GIVEN RECORDS =
* * * *

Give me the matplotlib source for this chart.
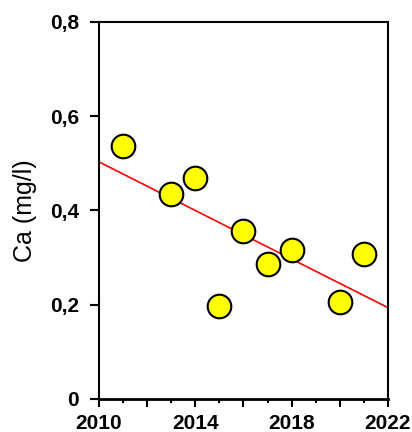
import numpy as np
import matplotlib
matplotlib.use("Agg")
import matplotlib.pyplot as plt
from matplotlib.ticker import FixedLocator, FixedFormatter

years = [2011, 2013, 2014, 2015, 2016, 2017, 2018, 2020, 2021]
ca = [0.536, 0.435, 0.468, 0.197, 0.357, 0.286, 0.316, 0.206, 0.307]

x_major = [2010, 2012, 2014, 2016, 2018, 2020, 2022]
x_major_labels = ["2010", "", "2014", "", "2018", "", "2022"]
x_minor = [2011, 2013, 2015, 2017, 2019, 2021]
y_ticks = [0, 0.2, 0.4, 0.6, 0.8]
y_tick_labels = ["0", "0,2", "0,4", "0,6", "0,8"]
ylabel = "Ca (mg/l)"

plt.rcParams['font.family'] = ['Liberation Sans', 'DejaVu Sans']

fig = plt.figure(figsize=(4.12, 4.32), dpi=100)
ax = fig.add_axes([0.2403, 0.0764, 0.9417 - 0.2403, 0.9498 - 0.0764])

# regression trend line
coef = np.polyfit(years, ca, 1)
xl = np.array([2010, 2022])
ax.plot(xl, np.polyval(coef, xl), color='red', lw=1.2, zorder=2)

ax.plot(years, ca, 'o', ms=17, mfc='#FFFF00', mec='black', mew=1.5,
        zorder=3, clip_on=False)

ax.set_xlim(2010, 2022)
ax.set_ylim(0, 0.8)

ax.xaxis.set_major_locator(FixedLocator(x_major))
ax.xaxis.set_major_formatter(FixedFormatter(x_major_labels))
ax.xaxis.set_minor_locator(FixedLocator(x_minor))
ax.yaxis.set_major_locator(FixedLocator(y_ticks))
ax.yaxis.set_major_formatter(FixedFormatter(y_tick_labels))

ax.tick_params(axis='x', which='major', direction='out', length=6, width=1.5,
               pad=4.5, labelsize=15)
ax.tick_params(axis='x', which='minor', direction='out', length=3, width=1.5)
ax.tick_params(axis='y', which='major', direction='out', length=6.5, width=1.5,
               pad=8, labelsize=15)
for lab in ax.get_xticklabels() + ax.get_yticklabels():
    lab.set_fontweight('bold')

for s in ax.spines.values():
    s.set_linewidth(1.5)
ax.spines['bottom'].set_linewidth(2)

ax.set_ylabel(ylabel, fontsize=18, labelpad=9)

fig.savefig("out.png", dpi=100)
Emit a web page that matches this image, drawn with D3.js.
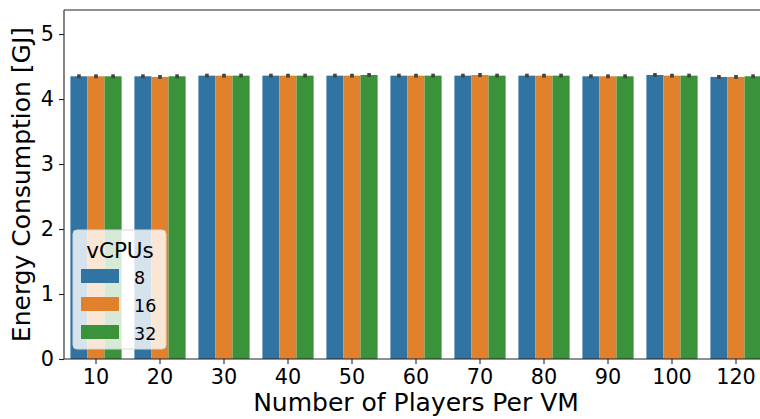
<!DOCTYPE html>
<html>
<head>
<meta charset="utf-8">
<script src="https://cdn.jsdelivr.net/npm/d3@7"></script>
<style>
body { margin: 0; background: #fff; }
svg text { font-family: "DejaVu Sans", sans-serif; fill: #000; }
</style>
</head>
<body>
<div class="d3chart"></div>
<script>
// data
var players = ["10", "20", "30", "40", "50", "60", "70", "80", "90", "100", "120"];
var vcpus = ["8", "16", "32"];
var energy8  = [4.35, 4.35, 4.36, 4.36, 4.36, 4.36, 4.36, 4.36, 4.35, 4.37, 4.34];
var energy16 = [4.35, 4.34, 4.36, 4.36, 4.36, 4.36, 4.37, 4.36, 4.35, 4.36, 4.34];
var energy32 = [4.35, 4.35, 4.36, 4.36, 4.37, 4.36, 4.36, 4.36, 4.35, 4.36, 4.35];
var err8  = [0.03, 0.03, 0.03, 0.03, 0.03, 0.03, 0.03, 0.03, 0.03, 0.03, 0.03];
var err16 = [0.03, 0.03, 0.03, 0.03, 0.03, 0.03, 0.03, 0.03, 0.03, 0.03, 0.03];
var err32 = [0.03, 0.03, 0.03, 0.03, 0.03, 0.03, 0.03, 0.03, 0.03, 0.03, 0.03];
var yTicks = [0, 1, 2, 3, 4, 5];
var colors = ["#3274a1", "#e1812c", "#3a923a"];

function drawChart(){
var width = 760,
    height = 419;
var mLeft = 64, mRight = 768, mTop = 10, mBottom = 359;

var series = [energy8, energy16, energy32];
var errs = [err8, err16, err32];
var rows = [];
players.forEach(function(p, i){
    vcpus.forEach(function(v, j){
        rows.push({players: p, vcpu: v, value: series[j][i], err: errs[j][i], k: j});
    });
});

var svg = d3.select(".d3chart").append("svg")
    .attr("width", width)
    .attr("height", height);

// seaborn: one unit per category, the bars fill 0.8 of it
var x = d3.scaleBand().domain(players).range([mLeft, mRight]);
var xIn = d3.scaleBand().domain(vcpus).range([0, x.bandwidth() * 0.8]);
var barX = function(d){ return x(d.players) + x.bandwidth() * 0.1 + xIn(d.vcpu); };

var y = d3.scaleLinear()
    .domain([0, 5.37])
    .range([mBottom, mTop]);

// bars
svg.append("g")
    .selectAll("rect")
    .data(rows)
    .enter().append("rect")
        .attr("x", barX)
        .attr("width", xIn.bandwidth())
        .attr("y", function(d){ return y(d.value); })
        .attr("height", function(d){ return y(0) - y(d.value); })
        .attr("fill", function(d){ return colors[d.k]; });

// error bars
svg.append("g")
    .selectAll("line")
    .data(rows)
    .enter().append("line")
        .attr("x1", function(d){ return barX(d) + xIn.bandwidth() / 2; })
        .attr("x2", function(d){ return barX(d) + xIn.bandwidth() / 2; })
        .attr("y1", function(d){ return y(d.value - d.err); })
        .attr("y2", function(d){ return y(d.value + d.err); })
        .attr("stroke", "#424242")
        .attr("stroke-width", 3.6);

// axes
var xAxis = svg.append("g")
    .attr("transform", "translate(0," + mBottom + ")")
    .call(d3.axisBottom(x).tickSize(5).tickPadding(5).tickSizeOuter(0));
var yAxis = svg.append("g")
    .attr("transform", "translate(" + mLeft + ",0)")
    .call(d3.axisLeft(y).tickValues(yTicks).tickFormat(d3.format("d")).tickSize(5).tickPadding(5).tickSizeOuter(0));
xAxis.select(".domain").remove();
yAxis.select(".domain").remove();
svg.selectAll(".tick text").style("font-size", "20.8px").style("font-family", "DejaVu Sans");
svg.selectAll(".tick line").attr("stroke", "#222").attr("stroke-width", 1.1);

// spines
svg.append("line").attr("x1", mLeft).attr("x2", mLeft).attr("y1", mTop).attr("y2", mBottom)
    .attr("stroke", "#222").attr("stroke-width", 1.1);
svg.append("line").attr("x1", mLeft).attr("x2", mRight).attr("y1", mBottom).attr("y2", mBottom)
    .attr("stroke", "#222").attr("stroke-width", 1.1);
svg.append("line").attr("x1", mLeft).attr("x2", mRight).attr("y1", mTop).attr("y2", mTop)
    .attr("stroke", "#222").attr("stroke-width", 1.1);

// labels
svg.append("text")
    .attr("x", (mLeft + mRight) / 2)
    .attr("y", 411)
    .attr("text-anchor", "middle")
    .attr("font-size", 25)
    .text("Number of Players Per VM");
svg.append("text")
    .attr("transform", "translate(30," + ((mTop + mBottom) / 2) + ") rotate(-90)")
    .attr("text-anchor", "middle")
    .attr("font-size", 25)
    .text("Energy Consumption [GJ]");

// legend
var lg = svg.append("g");
lg.append("rect")
    .attr("x", 73).attr("y", 230)
    .attr("width", 93).attr("height", 119)
    .attr("rx", 4)
    .attr("fill", "#fff").attr("fill-opacity", 0.8)
    .attr("stroke", "#d6d6d6");
lg.append("text")
    .attr("x", 120).attr("y", 258)
    .attr("text-anchor", "middle")
    .attr("font-size", 21.5)
    .text("vCPUs");
lg.selectAll(".entry")
    .data(vcpus)
    .enter().append("rect")
        .attr("x", 81)
        .attr("y", function(d, i){ return 269 + i * 28; })
        .attr("width", 38).attr("height", 14)
        .attr("fill", function(d, i){ return colors[i]; });
lg.selectAll(".lbl")
    .data(vcpus)
    .enter().append("text")
        .attr("x", 134)
        .attr("y", function(d, i){ return 283.5 + i * 28; })
        .attr("font-size", 17.5)
        .text(function(d){ return d; });
}
drawChart();
</script>
</body>
</html>
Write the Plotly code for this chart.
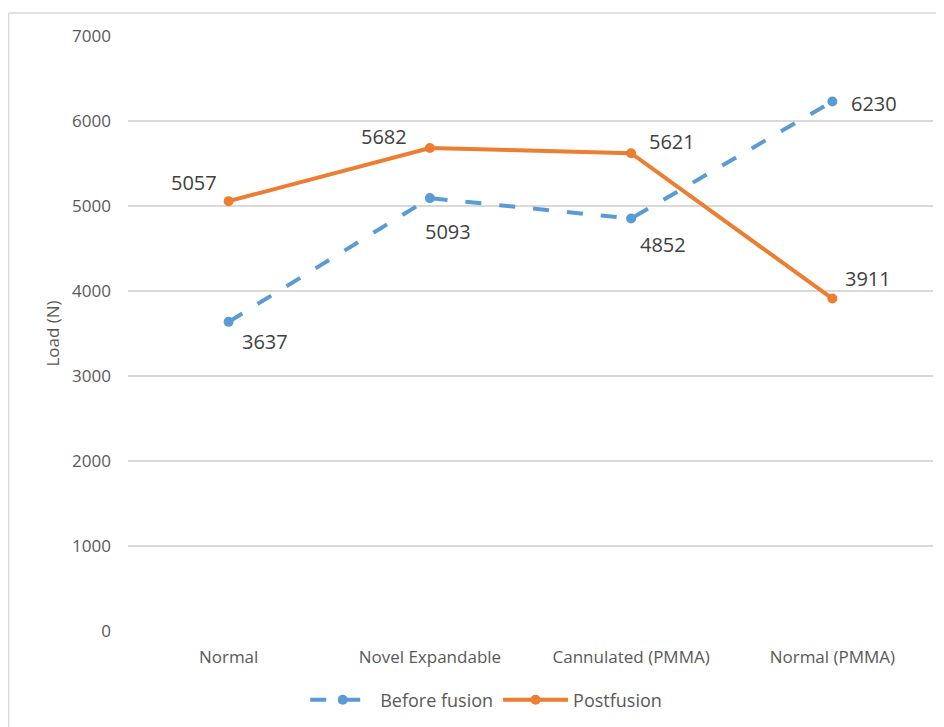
import plotly.graph_objects as go

categories = ["Normal", "Novel Expandable", "Cannulated (PMMA)", "Normal (PMMA)"]
before_fusion = [3637, 5093, 4852, 6230]
postfusion = [5057, 5682, 5621, 3911]
y_ticks = [0, 1000, 2000, 3000, 4000, 5000, 6000, 7000]

# label offsets (pixels) relative to each point
before_offsets = [(36, -20), (18, -33), (32, -26), (42, -2)]
post_offsets = [(-35, 19), (-46, 12), (41, 12), (36, 20)]

blue = "#5B9BD5"
orange = "#ED7D31"
txt = "#404040"
font_family = "Open Sans, Noto Sans, sans-serif"

W, H = 944, 727
ml, mr, mt, mb = 120, 19, 28, 104
pw, ph = W - ml - mr, H - mt - mb

fig = go.Figure()
fig.add_trace(go.Scatter(
    x=categories, y=before_fusion, name="Before fusion",
    mode="lines+markers",
    line=dict(color=blue, width=4, dash="16px,18px"),
    marker=dict(color=blue, size=10),
    cliponaxis=False,
))
fig.add_trace(go.Scatter(
    x=categories, y=postfusion, name="Postfusion",
    mode="lines+markers",
    line=dict(color=orange, width=4),
    marker=dict(color=orange, size=10),
    cliponaxis=False,
))

for vals, offs in ((before_fusion, before_offsets), (postfusion, post_offsets)):
    for c, v, (dx, dy) in zip(categories, vals, offs):
        fig.add_annotation(x=c, y=v, text=str(v), showarrow=False,
                           xanchor="center", yanchor="middle",
                           xshift=dx, yshift=dy,
                           font=dict(size=20, color=txt, family=font_family))

# outer chart border (top and left visible)
x0 = (0.5 - ml) / pw
y1 = 1 + (mt - 5) / ph
fig.add_shape(type="line", xref="paper", yref="paper", x0=x0, x1=(W + 20 - ml) / pw,
              y0=y1, y1=y1, line=dict(color="#D9D9D9", width=1.5))
fig.add_shape(type="line", xref="paper", yref="paper", x0=x0, x1=x0,
              y0=y1, y1=-(mb + 20) / ph, line=dict(color="#D9D9D9", width=1.5))

fig.update_layout(
    width=W, height=H,
    margin=dict(l=ml, r=mr, t=mt, b=mb),
    paper_bgcolor="white", plot_bgcolor="white",
    font=dict(family=font_family, color="#595959", size=17),
    showlegend=True,
    legend=dict(orientation="h", x=0.445, xanchor="center", y=-0.085, yanchor="top",
                font=dict(size=18, color="#595959"), itemwidth=65,
                traceorder="normal"),
    xaxis=dict(type="category", range=[-0.5, 3.5], showgrid=False, showline=False,
               zeroline=False, ticks="", ticklabelstandoff=14,
               tickfont=dict(size=17, color="#595959")),
    yaxis=dict(range=[0, 7000], tickvals=y_ticks, showgrid=True,
               gridcolor="#D9D9D9", gridwidth=1.5, zeroline=False, showline=False,
               ticks="", ticklabelstandoff=16,
               tickfont=dict(size=17, color="#595959"),
               title=dict(text="Load (N)", font=dict(size=17, color="#595959"), standoff=8)),
)

fig.write_html("out.html")
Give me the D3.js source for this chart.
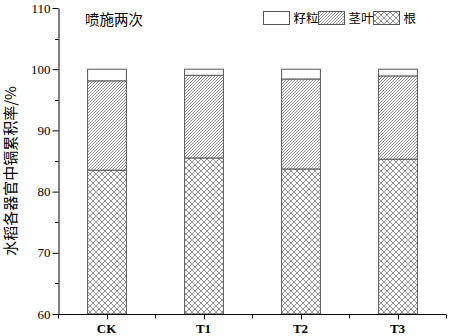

* * * *

SET TASK = Everything from the top line of the data down to and including the line with "from matplotlib.ticker import" is to be copied, except the pictures.

COMPLETED TASK =
Give me the matplotlib source for this chart.
import numpy as np
import matplotlib
matplotlib.use("Agg")
import matplotlib.pyplot as plt
from matplotlib.ticker import FixedLocator, FixedFormatter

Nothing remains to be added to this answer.